Volleyball Glossary

Volleyball
Volleyball Glossary

Ace

When a player serves the ball and their opponent is unable to pass it — it either hits the ground immediately, or one member of the opposing team touches it before it hits the ground.

Antenna violation

When one team sends the ball to the other side and it either hits or goes outside of the antennae on the sides of the net.

Block

When a player prevents an opponent’s hit from going over the net.

Defensive specialist

A player who enters the game for the three back-row rotations only. Typically a strong passer, server, and defender. Unlike the libero, the DS can only substitute in for one player per set.

Dig

When a player successfully passes an attack from the opponent, like a hit, for example.

Double-contact

When a player attempts to set a ball, but it is not one clean contact — typically, one of the players’ hands hits the ball first, causing the ball to spin. A new rule change permits double contacts on any of the three touches, whereas historically double contacts were only permitted on the first touch.

Hit

When a player attacks a ball by sending it over the net to the opposing side.

Kill

When a hits a ball and it scores, by either hitting the ground immediately, or hitting the ground after one member of the opposing team touches it.

Libero

The team’s back-row defensive specialist, who wears a different-colored jersey to denote that she can sub in for any other player without it counting against a team’s substitution total.
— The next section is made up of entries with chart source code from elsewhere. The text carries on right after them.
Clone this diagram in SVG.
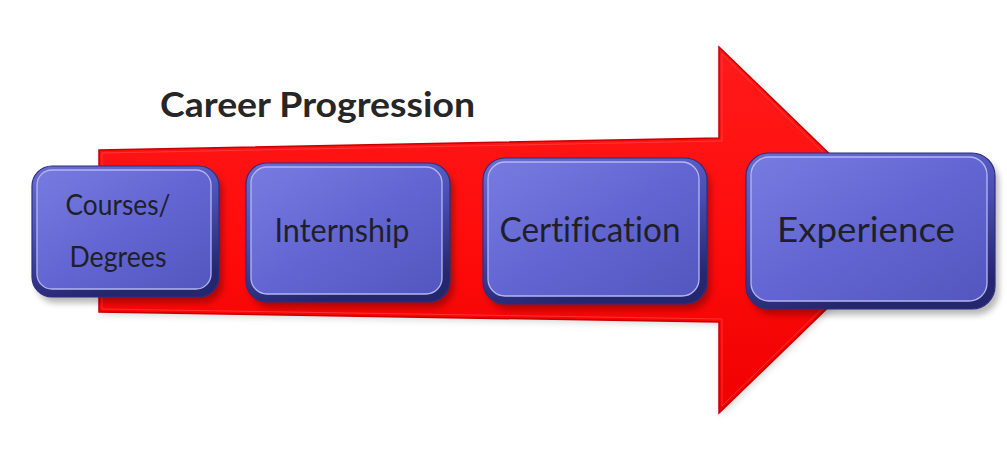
<svg xmlns="http://www.w3.org/2000/svg" width="1007" height="466" viewBox="0 0 1007 466">
<defs>
<linearGradient id="red" x1="0" y1="0" x2="0" y2="1">
<stop offset="0" stop-color="#ff1a1a"/>
<stop offset="0.5" stop-color="#ff0d0d"/>
<stop offset="1" stop-color="#f00000"/>
</linearGradient>
<linearGradient id="rim" x1="0" y1="0" x2="0.3" y2="1">
<stop offset="0" stop-color="#6a6dd0"/>
<stop offset="0.5" stop-color="#4a4db5"/>
<stop offset="1" stop-color="#25276e"/>
</linearGradient>
<linearGradient id="face" x1="0" y1="0" x2="1" y2="1">
<stop offset="0" stop-color="#777be0"/>
<stop offset="0.5" stop-color="#6366d2"/>
<stop offset="1" stop-color="#5256be"/>
</linearGradient>
<filter id="sh" x="-10%" y="-10%" width="130%" height="140%">
<feGaussianBlur stdDeviation="3"/>
</filter>
</defs>
<style>
.shadow{fill:#000;opacity:0.28;filter:url(#sh)}
.rim{fill:url(#rim);stroke:#2d2f80;stroke-width:1.2}
.face{fill:url(#face);stroke:#b4b7f2;stroke-width:1.3}
.lbl{font-family:Lato,"Open Sans","Liberation Sans",sans-serif;fill:#1f1f2a;text-anchor:middle;font-variant-ligatures:none}
.title{font-family:Lato,"Open Sans","Liberation Sans",sans-serif;font-weight:bold;fill:#262626}
</style>
<g id="arrow">
<polygon points="101,153 721,141 721,50 910,233 721,416 721,325 101,315" fill="#999" opacity="0.35" filter="url(#sh)"/>
<polygon points="99,150 719,138 719,47 908,230 719,413 719,322 99,312" fill="url(#red)" stroke="#c80000" stroke-width="1.5" stroke-linejoin="miter"/>
<polygon points="102,153 722,141 722,54 903,230 722,406 722,319 102,309" fill="none" stroke="#ff5050" stroke-width="1" opacity="0.6"/>
</g>
<g id="title">
<text class="title" x="160" y="117" font-size="35" textLength="315" lengthAdjust="spacingAndGlyphs">Career Progression</text>
</g>
<g id="connectors"></g>
<g id="node-courses">
<rect class="shadow" x="36" y="172" width="187" height="131" rx="20"/>
<rect class="rim" x="32" y="166" width="187" height="131" rx="20"/>
<rect class="face" x="37" y="170" width="174" height="119" rx="15"/>
<text class="lbl" x="118" y="215" font-size="29" textLength="105" lengthAdjust="spacingAndGlyphs">Courses/</text>
<text class="lbl" x="118" y="267" font-size="29" textLength="97" lengthAdjust="spacingAndGlyphs">Degrees</text>
</g>
<g id="node-internship">
<rect class="shadow" x="250" y="169" width="204" height="139" rx="21"/>
<rect class="rim" x="246" y="163" width="204" height="139" rx="21"/>
<rect class="face" x="251" y="167" width="191" height="127" rx="16"/>
<text class="lbl" x="342" y="242" font-size="32" textLength="135" lengthAdjust="spacingAndGlyphs">Internship</text>
</g>
<g id="node-certification">
<rect class="shadow" x="487" y="164" width="224" height="146" rx="22"/>
<rect class="rim" x="483" y="158" width="224" height="146" rx="22"/>
<rect class="face" x="488" y="162" width="211" height="134" rx="17"/>
<text class="lbl" x="590" y="242" font-size="35" textLength="181" lengthAdjust="spacingAndGlyphs">Certification</text>
</g>
<g id="node-experience">
<rect class="shadow" x="750" y="159" width="249" height="156" rx="23"/>
<rect class="rim" x="746" y="153" width="249" height="156" rx="23"/>
<rect class="face" x="751" y="157" width="236" height="144" rx="18"/>
<text class="lbl" x="866" y="242" font-size="35" textLength="178" lengthAdjust="spacingAndGlyphs">Experience</text>
</g>
</svg>
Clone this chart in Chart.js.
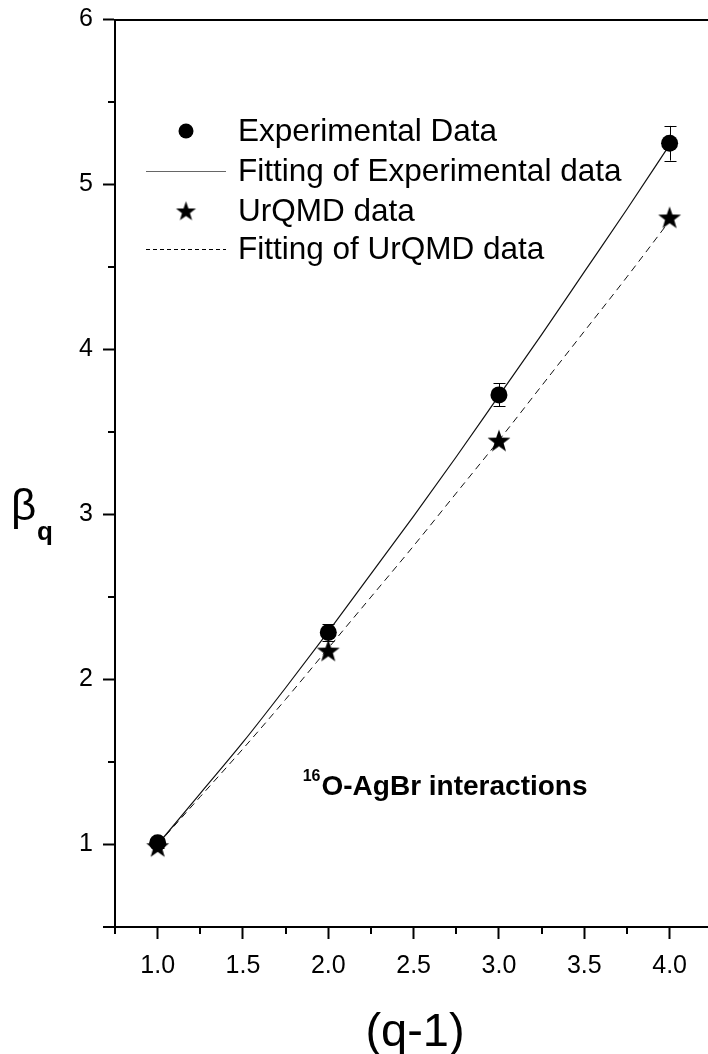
<!DOCTYPE html>
<html>
<head>
<meta charset="utf-8">
<script src="https://cdn.jsdelivr.net/npm/chart.js@4.4.0/dist/chart.umd.min.js"></script>
<style>
  html, body { margin: 0; padding: 0; background: #fff; overflow: hidden; }
  canvas { display: block; }
</style>
</head>
<body>
<canvas id="betaChart" width="708" height="1054"></canvas>
<script>
// measured points
const qMinus1 = [1, 2, 3, 4];
const betaExp = [1.01, 2.285, 3.725, 5.25];
const betaExpErr = [0.03, 0.05, 0.07, 0.105];
const betaUrqmd = [0.99, 2.175, 3.448, 4.80];

// fitted curves
const fitQ = [1.0, 1.25, 1.5, 1.75, 2.0, 2.25, 2.5, 2.75, 3.0, 3.25, 3.5, 3.75, 4.0];
const fitExp = [1.00, 1.31, 1.62, 1.95, 2.29, 2.64, 2.99, 3.35, 3.72, 4.09, 4.47, 4.85, 5.24];
const fitUrqmd = [1.00, 1.29, 1.58, 1.88, 2.19, 2.50, 2.81, 3.13, 3.45, 3.78, 4.11, 4.44, 4.78];

// axes
const xTicks = [1.0, 1.5, 2.0, 2.5, 3.0, 3.5, 4.0];
const xMinorTicks = [0.75, 1.25, 1.75, 2.25, 2.75, 3.25, 3.75];
const yTicks = [1, 2, 3, 4, 5, 6];
const yMinorTicks = [1.5, 2.5, 3.5, 4.5, 5.5];

const seriesLabels = ['Experimental Data', 'Fitting of Experimental data', 'UrQMD data', 'Fitting of UrQMD data'];

const FONT = '"Liberation Sans", Arial, Helvetica, sans-serif';

function makeStar(outer) {
    const size = Math.ceil(outer * 2 + 2);
    const c = document.createElement('canvas');
    c.width = size;
    c.height = size;
    const g = c.getContext('2d');
    const cx = size / 2, cy = size / 2 + outer * 0.08, inner = outer * 0.4;
    g.beginPath();
    for (let i = 0; i < 10; i++) {
        const r = i % 2 ? inner : outer;
        const a = -Math.PI / 2 + i * Math.PI / 5;
        g.lineTo(cx + r * Math.cos(a), cy + r * Math.sin(a));
    }
    g.closePath();
    g.fillStyle = '#000';
    g.fill();
    return c;
}

const starBig = makeStar(12);
const starSmall = makeStar(10.5);

const pairs = (xs, ys) => xs.map((x, i) => ({ x: x, y: ys[i] }));

// error bars, minor ticks, top axis, legend and text labels
const decorations = {
    id: 'decorations',
    afterDatasetsDraw(chart) {
        const ctx = chart.ctx;
        const xs = chart.scales.x, ys = chart.scales.y;
        ctx.save();
        ctx.strokeStyle = '#000';
        ctx.lineWidth = 1;
        qMinus1.forEach((q, i) => {
            const px = Math.round(xs.getPixelForValue(q)) + 0.5;
            const top = ys.getPixelForValue(betaExp[i] + betaExpErr[i]);
            const bot = ys.getPixelForValue(betaExp[i] - betaExpErr[i]);
            ctx.beginPath();
            ctx.moveTo(px, top); ctx.lineTo(px, bot);
            ctx.moveTo(px - 6, Math.round(top) + 0.5); ctx.lineTo(px + 6, Math.round(top) + 0.5);
            ctx.moveTo(px - 6, Math.round(bot) + 0.5); ctx.lineTo(px + 6, Math.round(bot) + 0.5);
            ctx.stroke();
        });
        ctx.restore();
    },
    afterDraw(chart) {
        const ctx = chart.ctx;
        const area = chart.chartArea;
        const xs = chart.scales.x, ys = chart.scales.y;
        ctx.save();
        ctx.strokeStyle = '#000';
        ctx.lineWidth = 2;

        // top frame line and bottom-left corner
        ctx.beginPath();
        ctx.moveTo(area.left, Math.round(area.top));
        ctx.lineTo(area.right, Math.round(area.top));
        ctx.moveTo(area.left - 12, Math.round(area.bottom));
        ctx.lineTo(area.left, Math.round(area.bottom));
        ctx.stroke();

        // minor ticks
        ctx.beginPath();
        xMinorTicks.forEach(v => {
            const px = Math.round(xs.getPixelForValue(v));
            ctx.moveTo(px, area.bottom);
            ctx.lineTo(px, area.bottom + 7);
        });
        yMinorTicks.forEach(v => {
            const py = Math.round(ys.getPixelForValue(v));
            ctx.moveTo(area.left, py);
            ctx.lineTo(area.left - 7, py);
        });
        ctx.stroke();

        // legend
        const ds = chart.data.datasets;
        const symX = area.left + 71;
        const textX = area.left + 123;
        const rows = [131, 171, 211, 249];
        ctx.font = '31.5px ' + FONT;
        ctx.fillStyle = '#000';
        ctx.textAlign = 'left';
        ctx.textBaseline = 'middle';
        ds.forEach((d, i) => {
            const y = rows[i];
            if (d.showLine === false) {
                if (d.pointStyle === 'circle') {
                    ctx.beginPath();
                    ctx.arc(symX, y, 7.5, 0, Math.PI * 2);
                    ctx.fill();
                } else {
                    ctx.drawImage(starSmall, symX - starSmall.width / 2, y - starSmall.height / 2);
                }
            } else {
                ctx.save();
                ctx.lineWidth = 1;
                ctx.strokeStyle = d.borderDash ? '#000' : '#666';
                ctx.setLineDash(d.borderDash ? [4, 3] : []);
                ctx.beginPath();
                ctx.moveTo(symX - 40, y + 0.5);
                ctx.lineTo(symX + 40, y + 0.5);
                ctx.stroke();
                ctx.restore();
            }
            ctx.fillText(d.label, textX, y + 1);
        });

        // annotation
        ctx.textBaseline = 'alphabetic';
        const ax = xs.getPixelForValue(1.85);
        const ay = ys.getPixelForValue(1.30);
        ctx.font = 'bold 16px ' + FONT;
        ctx.fillText('16', ax, ay - 14);
        const supW = ctx.measureText('16').width;
        ctx.font = 'bold 28px ' + FONT;
        ctx.fillText('O-AgBr interactions', ax + supW + 1, ay);

        // axis titles
        ctx.font = '47px ' + FONT;
        ctx.textAlign = 'center';
        ctx.fillText('(q-1)', 415, 1046);
        ctx.textAlign = 'left';
        ctx.font = '44px ' + FONT;
        ctx.fillText('\u03B2', 11, 520);
        ctx.font = 'bold 26px ' + FONT;
        ctx.fillText('q', 37, 540);
        ctx.restore();
    }
};

const ctx = document.getElementById('betaChart').getContext('2d');
new Chart(ctx, {
    type: 'scatter',
    data: {
        datasets: [
            {
                label: seriesLabels[0],
                data: pairs(qMinus1, betaExp),
                showLine: false,
                pointStyle: 'circle',
                pointRadius: 8.5,
                pointBackgroundColor: '#000',
                pointBorderWidth: 0,
                order: 0
            },
            {
                label: seriesLabels[1],
                data: pairs(fitQ, fitExp),
                showLine: true,
                borderColor: '#111',
                borderWidth: 1.2,
                pointRadius: 0,
                cubicInterpolationMode: 'monotone',
                order: 2
            },
            {
                label: seriesLabels[2],
                data: pairs(qMinus1, betaUrqmd),
                showLine: false,
                pointStyle: starBig,
                pointRadius: 12,
                order: 1
            },
            {
                label: seriesLabels[3],
                data: pairs(fitQ, fitUrqmd),
                showLine: true,
                borderColor: '#111',
                borderWidth: 1,
                borderDash: [7, 5],
                pointRadius: 0,
                cubicInterpolationMode: 'monotone',
                order: 3
            }
        ]
    },
    options: {
        responsive: false,
        animation: false,
        devicePixelRatio: 1,
        layout: { autoPadding: false, padding: { top: 19.5, left: 0, right: 0, bottom: 0 } },
        plugins: {
            legend: { display: false },
            tooltip: { enabled: false }
        },
        scales: {
            x: {
                type: 'linear',
                min: 0.75,
                max: 4.225,
                afterBuildTicks: s => { s.ticks = xTicks.map(v => ({ value: v })); },
                afterFit: s => { s.height = 127; s.paddingLeft = 0; s.paddingRight = 0; },
                grid: { drawOnChartArea: false, drawTicks: true, tickLength: 12, tickWidth: 2, tickColor: '#000' },
                border: { display: true, color: '#000', width: 2 },
                ticks: {
                    color: '#000',
                    font: { family: FONT, size: 25 },
                    padding: 12,
                    maxRotation: 0,
                    autoSkip: false,
                    callback: v => v.toFixed(1)
                }
            },
            y: {
                type: 'linear',
                min: 0.5,
                max: 6,
                afterBuildTicks: s => { s.ticks = yTicks.map(v => ({ value: v })); },
                afterFit: s => { s.width = 115; s.paddingTop = 0; s.paddingBottom = 0; },
                grid: { drawOnChartArea: false, drawTicks: true, tickLength: 12, tickWidth: 2, tickColor: '#000' },
                border: { display: true, color: '#000', width: 2 },
                ticks: {
                    color: '#000',
                    font: { family: FONT, size: 25 },
                    padding: 10,
                    autoSkip: false,
                    callback: v => String(v)
                }
            }
        }
    },
    plugins: [decorations]
});
</script>
</body>
</html>
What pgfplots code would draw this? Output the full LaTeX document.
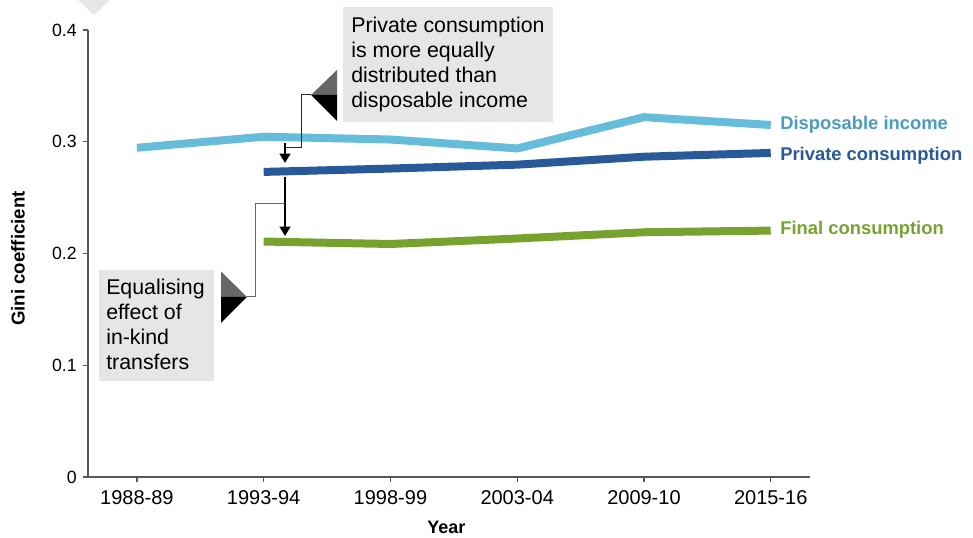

The libero can also sub in for multiple players per set.

Middle blocker

The player who hits and blocks from the middle of the front row. They’re the teams best blockers, although they don’t get as many opportunities for kills as outside hitters and opposites because of their court position.

Net violation

When a player contacts the net with any part of her body, including her jersey, except hair.

Opposite

The player who hits and blocks from the right side of the front row, i.e. usually behind the setter. These players are experts at hitting and blocking.

Out of system

When the team does not get a good first contact so it is more limited on who it can set. Essentially, the team can’t use all of its attackers because the pass isn’t there.

Outside hitter

The player who hits and blocks from the left side of the front row. These stone-cold killers tend to rack up the most hits on a team.

Pancake

When a player dives and digs a ball with only her hand flat on the ground. Typically a play of last resort.

Point

What a team receives when they score by 1) forcing the ball to touch the ground on their opponent’s side of the net or 2) forcing their opponent to hit the ball out of bounds.

Reverse sweep

When a team loses the first two sets, then wins three in a row to claim victory in a best-of-five match.

Serving specialist

A player who subs in for another to serve the ball, and who subs out after their serving run ends. Typically a player with a wicked serve who is also a strong defender.

Set

1) When a player uses their hands to pass the ball, or 2) the unit for scoring a volleyball game. A team wins a set by reaching 25 points (or, in the fifth, aka tiebreaker set, 15 points) first — but they must win by two points, so the set continues until that happens. The first team to win three sets wins the match. Think tennis, but less complicated.

Setter

The player who sets the ball for one of the hitters to attack. The setter is usually the team’s offensive decision-maker. Setters have to be strong defenders, and sometimes are responsible for blocking.

Setter dump

When a setter attacks the ball on the second contact instead of setting another player. This is really effective to keep the other team’s defense guessing.

Tool

When a player hits the ball into the other team’s block on purpose, and then the ball hits the ground, scoring a point for the hitter’s team. The hitter’s goal is to “use” the other team’s block.